Dyer, Phillips and Townsend (Thermochimica Acta 8 (1974) p. 456-464) have studied the thermostability of a crystalline carboxypeptidase cross-linked by glutaraldehyde. They have found that cross-linking leads to increased stability. Tuechsen and Ottesen (Carlsberg Res. commun. 42 (1977) p. 407-420) have studied the kinetic properties of a crystalline subtilisin cross-linked by glutaraldehyde in a sodium sulfate solution. With low-molecular substrates, the activity of the crystals was high whereas with high-molecular substrates (that could not diffuse into the crystals) the activity was low.

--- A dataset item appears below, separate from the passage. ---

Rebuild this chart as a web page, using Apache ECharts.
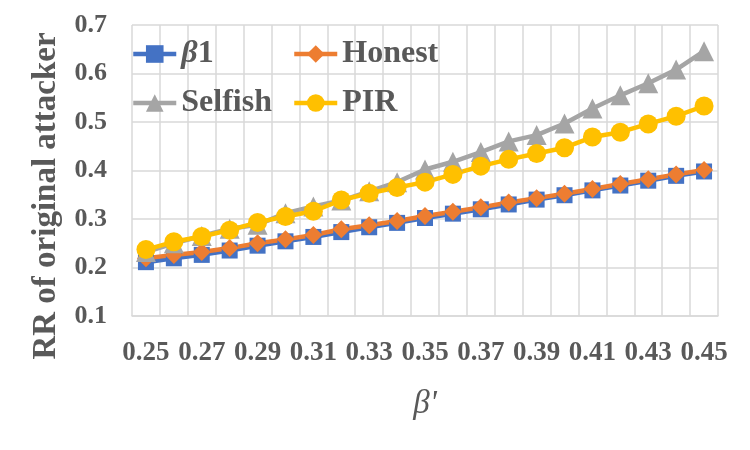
<!DOCTYPE html>
<html>
<head>
<meta charset="utf-8">
<script src="https://cdn.jsdelivr.net/npm/echarts@6/dist/echarts.min.js"></script>
<style>html,body{margin:0;padding:0;background:#fff;}#c{width:750px;height:450px;}</style>
</head>
<body>
<div id="c"></div>
<script>
const categories = ['0.25','0.26','0.27','0.28','0.29','0.30','0.31','0.32','0.33','0.34','0.35','0.36','0.37','0.38','0.39','0.40','0.41','0.42','0.43','0.44','0.45'];
const beta1   = [0.211,0.219,0.226,0.235,0.245,0.254,0.263,0.273,0.283,0.292,0.302,0.311,0.320,0.330,0.340,0.349,0.359,0.369,0.379,0.389,0.398];
const honest  = [0.219,0.226,0.232,0.240,0.250,0.258,0.267,0.279,0.287,0.296,0.306,0.315,0.324,0.334,0.343,0.352,0.362,0.372,0.382,0.392,0.401];
const selfish = [0.232,0.250,0.265,0.280,0.288,0.312,0.326,0.338,0.357,0.376,0.402,0.418,0.438,0.460,0.473,0.497,0.528,0.555,0.580,0.608,0.646];
const pir     = [0.237,0.253,0.264,0.277,0.293,0.305,0.316,0.339,0.353,0.365,0.376,0.392,0.409,0.423,0.435,0.447,0.469,0.479,0.496,0.512,0.533];
const yTicks  = { min: 0.1, max: 0.7, step: 0.1 };

const FONT = 'Liberation Serif';
const TXT = '#595959';
const GRIDC = '#D9D9D9';

const legendText = {
  fontSize: 32, fontWeight: 'bold', fontFamily: FONT, color: TXT,
  rich: {
    i: { fontSize: 32, fontStyle: 'italic', fontWeight: 'bold', fontFamily: FONT, color: TXT },
    b: { fontSize: 32, fontWeight: 'bold', fontFamily: FONT, color: TXT }
  }
};
function mkLegend(name, left, top) {
  return {
    data: [name], left: left, top: top, padding: 0, itemGap: 0,
    itemWidth: 43, itemHeight: 22, textStyle: legendText,
    lineStyle: { width: 4.5 },
    formatter: n => n === 'β1' ? '{i|β}{b|1}' : n
  };
}

const chart = echarts.init(document.getElementById('c'));
chart.setOption({
  animation: false,
  backgroundColor: '#fff',
  grid: { left: 132, right: 32, top: 25, bottom: 134, containLabel: false },
  legend: [
    mkLegend('β1', 131, 38),
    mkLegend('Honest', 292, 38),
    mkLegend('Selfish', 131, 87),
    mkLegend('PIR', 292, 87)
  ],
  xAxis: {
    type: 'category', data: categories, boundaryGap: true,
    axisTick: { show: false },
    axisLine: { show: true, lineStyle: { color: GRIDC, width: 1.5 } },
    splitLine: { show: true, interval: 0, lineStyle: { color: GRIDC, width: 1.5 } },
    axisLabel: { interval: 1, fontSize: 27, fontWeight: 'bold', fontFamily: FONT, color: TXT, margin: 24 },
    name: "β'", nameLocation: 'middle', nameGap: 72,
    nameTextStyle: { fontSize: 33, fontStyle: 'italic', fontFamily: FONT, color: TXT }
  },
  yAxis: {
    type: 'value', min: yTicks.min, max: yTicks.max, interval: yTicks.step,
    axisLine: { show: false }, axisTick: { show: false },
    splitLine: { show: true, lineStyle: { color: GRIDC, width: 1.5 } },
    axisLabel: { formatter: v => v.toFixed(1), fontSize: 26, fontWeight: 'bold', fontFamily: FONT, color: TXT, margin: 25 }
  },
  graphic: [{
    type: 'text', x: 46, y: 196, rotation: Math.PI / 2,
    style: { text: 'RR of original attacker', fontSize: 33, fontWeight: 'bold', fontFamily: FONT, fill: TXT, align: 'center', verticalAlign: 'middle' }
  }],
  series: [
    { name: 'β1', type: 'line', data: beta1, symbol: 'rect', symbolSize: 16, showAllSymbol: true,
      itemStyle: { color: '#4472C4' }, lineStyle: { color: '#4472C4', width: 4.5 } },
    { name: 'Honest', type: 'line', data: honest, symbol: 'diamond', symbolSize: 18, showAllSymbol: true,
      itemStyle: { color: '#ED7D31' }, lineStyle: { color: '#ED7D31', width: 4.5 } },
    { name: 'Selfish', type: 'line', data: selfish, symbol: 'triangle', symbolSize: 20, showAllSymbol: true,
      itemStyle: { color: '#A5A5A5' }, lineStyle: { color: '#A5A5A5', width: 4.5 } },
    { name: 'PIR', type: 'line', data: pir, symbol: 'circle', symbolSize: 19, showAllSymbol: true,
      itemStyle: { color: '#FFC000' }, lineStyle: { color: '#FFC000', width: 4.5 } }
  ]
});
</script>
</body>
</html>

Wong et al. (Biochem. and Biophysic. Research Communications 80 (1978) p. 886-890) have cross-linked an acidic protease of microbial origin with glutaraldehyde in an ammonium sulfate solution. In the cross-linking, the presence of ammonium sulfate was regarded as a technical disadvantage.
Morozov and Morozova (Biopolymers 20 (1981) p. 451-467) have cross-linked crystalline lysozyme, hemoglobin and myoglobin using 2 to 6% glutaraldehyde solutions and a reaction time of 2 to 10 days at room temperature. Lee et al. (Bioorganic Chemistry 14 (1986) p. 202-210) have cross-linked crystals of alcohol dehydrogenase with glutaraldehyde in the presence of 2-methyl-2,4-pentanediol (25%).
It is often difficult to produce insoluble enzymes by means of glutaraldehyde, especially if the protein contains relatively little lysine. This problem is often circumvented by mixing into the enzyme a protein such as albumen which can be cross-linked to produce an insoluble form (G. B. Broun, Methods in Enzymology, 44 (1976) p. 263). The addition of such an inert foreign protein is not, however, possible when the enzyme to be cross-linked is crystalline. To date, there have been no means of cross-linking in cases where it is not possible to cross-link a crystal to insoluble form by means of glutaraldehyde only.